* _Aim of the exercise_
Leave out the pictures and reproduce all of the data exactly.

* _Information supplied_
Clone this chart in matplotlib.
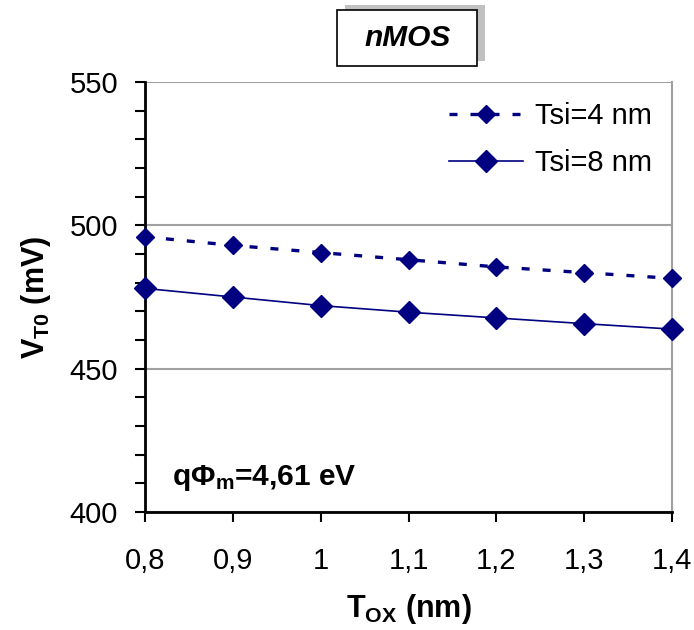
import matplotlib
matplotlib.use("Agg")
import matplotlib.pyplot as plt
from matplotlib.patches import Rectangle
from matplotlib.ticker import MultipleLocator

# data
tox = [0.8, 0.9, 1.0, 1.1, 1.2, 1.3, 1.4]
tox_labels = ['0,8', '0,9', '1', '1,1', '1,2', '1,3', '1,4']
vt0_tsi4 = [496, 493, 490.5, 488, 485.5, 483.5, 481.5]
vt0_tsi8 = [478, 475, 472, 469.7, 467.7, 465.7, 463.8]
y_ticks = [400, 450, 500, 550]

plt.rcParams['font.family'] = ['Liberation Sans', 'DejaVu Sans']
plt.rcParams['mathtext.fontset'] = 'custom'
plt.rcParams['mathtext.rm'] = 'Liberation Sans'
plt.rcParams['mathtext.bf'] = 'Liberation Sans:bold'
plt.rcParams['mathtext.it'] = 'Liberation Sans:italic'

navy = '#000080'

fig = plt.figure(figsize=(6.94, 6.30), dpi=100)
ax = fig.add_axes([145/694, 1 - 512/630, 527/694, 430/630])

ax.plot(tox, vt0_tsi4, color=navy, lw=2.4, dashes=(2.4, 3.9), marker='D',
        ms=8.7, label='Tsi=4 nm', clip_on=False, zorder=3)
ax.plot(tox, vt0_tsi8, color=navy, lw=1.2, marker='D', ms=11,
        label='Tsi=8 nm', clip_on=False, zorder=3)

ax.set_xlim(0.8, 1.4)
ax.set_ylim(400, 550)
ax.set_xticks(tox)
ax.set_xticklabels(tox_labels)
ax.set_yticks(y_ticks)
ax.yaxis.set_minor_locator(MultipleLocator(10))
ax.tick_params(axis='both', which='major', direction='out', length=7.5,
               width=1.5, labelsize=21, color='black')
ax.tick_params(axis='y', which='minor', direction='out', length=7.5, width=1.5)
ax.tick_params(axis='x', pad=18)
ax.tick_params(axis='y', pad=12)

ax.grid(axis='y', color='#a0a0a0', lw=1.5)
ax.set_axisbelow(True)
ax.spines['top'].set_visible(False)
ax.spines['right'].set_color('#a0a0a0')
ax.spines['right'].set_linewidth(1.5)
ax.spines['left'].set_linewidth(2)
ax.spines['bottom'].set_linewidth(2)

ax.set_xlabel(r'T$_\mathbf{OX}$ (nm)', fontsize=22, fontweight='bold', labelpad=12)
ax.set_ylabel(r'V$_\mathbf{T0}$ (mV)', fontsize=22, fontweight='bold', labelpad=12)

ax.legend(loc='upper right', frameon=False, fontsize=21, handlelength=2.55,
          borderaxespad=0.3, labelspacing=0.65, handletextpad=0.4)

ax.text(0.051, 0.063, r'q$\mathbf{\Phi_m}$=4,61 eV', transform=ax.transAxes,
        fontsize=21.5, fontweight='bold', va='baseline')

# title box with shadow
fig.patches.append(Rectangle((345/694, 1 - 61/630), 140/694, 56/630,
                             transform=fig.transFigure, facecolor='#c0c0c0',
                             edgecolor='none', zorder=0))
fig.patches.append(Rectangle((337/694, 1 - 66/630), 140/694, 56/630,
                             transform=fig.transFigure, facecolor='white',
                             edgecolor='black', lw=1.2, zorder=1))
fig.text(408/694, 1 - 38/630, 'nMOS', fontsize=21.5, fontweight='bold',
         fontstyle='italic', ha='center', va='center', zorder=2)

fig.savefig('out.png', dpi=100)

* _Solution to this exercise_
Clone this chart in matplotlib.
import matplotlib
matplotlib.use("Agg")
import matplotlib.pyplot as plt
from matplotlib.patches import Rectangle
from matplotlib.ticker import MultipleLocator

# data
tox = [0.8, 0.9, 1.0, 1.1, 1.2, 1.3, 1.4]
tox_labels = ['0,8', '0,9', '1', '1,1', '1,2', '1,3', '1,4']
vt0_tsi4 = [496, 493, 490.5, 488, 485.5, 483.5, 481.5]
vt0_tsi8 = [478, 475, 472, 469.7, 467.7, 465.7, 463.8]
y_ticks = [400, 450, 500, 550]

plt.rcParams['font.family'] = ['Liberation Sans', 'DejaVu Sans']
plt.rcParams['mathtext.fontset'] = 'custom'
plt.rcParams['mathtext.rm'] = 'Liberation Sans'
plt.rcParams['mathtext.bf'] = 'Liberation Sans:bold'
plt.rcParams['mathtext.it'] = 'Liberation Sans:italic'

navy = '#000080'

fig = plt.figure(figsize=(6.94, 6.30), dpi=100)
ax = fig.add_axes([145/694, 1 - 512/630, 527/694, 430/630])

ax.plot(tox, vt0_tsi4, color=navy, lw=2.4, dashes=(2.4, 3.9), marker='D',
        ms=8.7, label='Tsi=4 nm', clip_on=False, zorder=3)
ax.plot(tox, vt0_tsi8, color=navy, lw=1.2, marker='D', ms=11,
        label='Tsi=8 nm', clip_on=False, zorder=3)

ax.set_xlim(0.8, 1.4)
ax.set_ylim(400, 550)
ax.set_xticks(tox)
ax.set_xticklabels(tox_labels)
ax.set_yticks(y_ticks)
ax.yaxis.set_minor_locator(MultipleLocator(10))
ax.tick_params(axis='both', which='major', direction='out', length=7.5,
               width=1.5, labelsize=21, color='black')
ax.tick_params(axis='y', which='minor', direction='out', length=7.5, width=1.5)
ax.tick_params(axis='x', pad=18)
ax.tick_params(axis='y', pad=12)

ax.grid(axis='y', color='#a0a0a0', lw=1.5)
ax.set_axisbelow(True)
ax.spines['top'].set_visible(False)
ax.spines['right'].set_color('#a0a0a0')
ax.spines['right'].set_linewidth(1.5)
ax.spines['left'].set_linewidth(2)
ax.spines['bottom'].set_linewidth(2)

ax.set_xlabel(r'T$_\mathbf{OX}$ (nm)', fontsize=22, fontweight='bold', labelpad=12)
ax.set_ylabel(r'V$_\mathbf{T0}$ (mV)', fontsize=22, fontweight='bold', labelpad=12)

ax.legend(loc='upper right', frameon=False, fontsize=21, handlelength=2.55,
          borderaxespad=0.3, labelspacing=0.65, handletextpad=0.4)

ax.text(0.051, 0.063, r'q$\mathbf{\Phi_m}$=4,61 eV', transform=ax.transAxes,
        fontsize=21.5, fontweight='bold', va='baseline')

# title box with shadow
fig.patches.append(Rectangle((345/694, 1 - 61/630), 140/694, 56/630,
                             transform=fig.transFigure, facecolor='#c0c0c0',
                             edgecolor='none', zorder=0))
fig.patches.append(Rectangle((337/694, 1 - 66/630), 140/694, 56/630,
                             transform=fig.transFigure, facecolor='white',
                             edgecolor='black', lw=1.2, zorder=1))
fig.text(408/694, 1 - 38/630, 'nMOS', fontsize=21.5, fontweight='bold',
         fontstyle='italic', ha='center', va='center', zorder=2)

fig.savefig('out.png', dpi=100)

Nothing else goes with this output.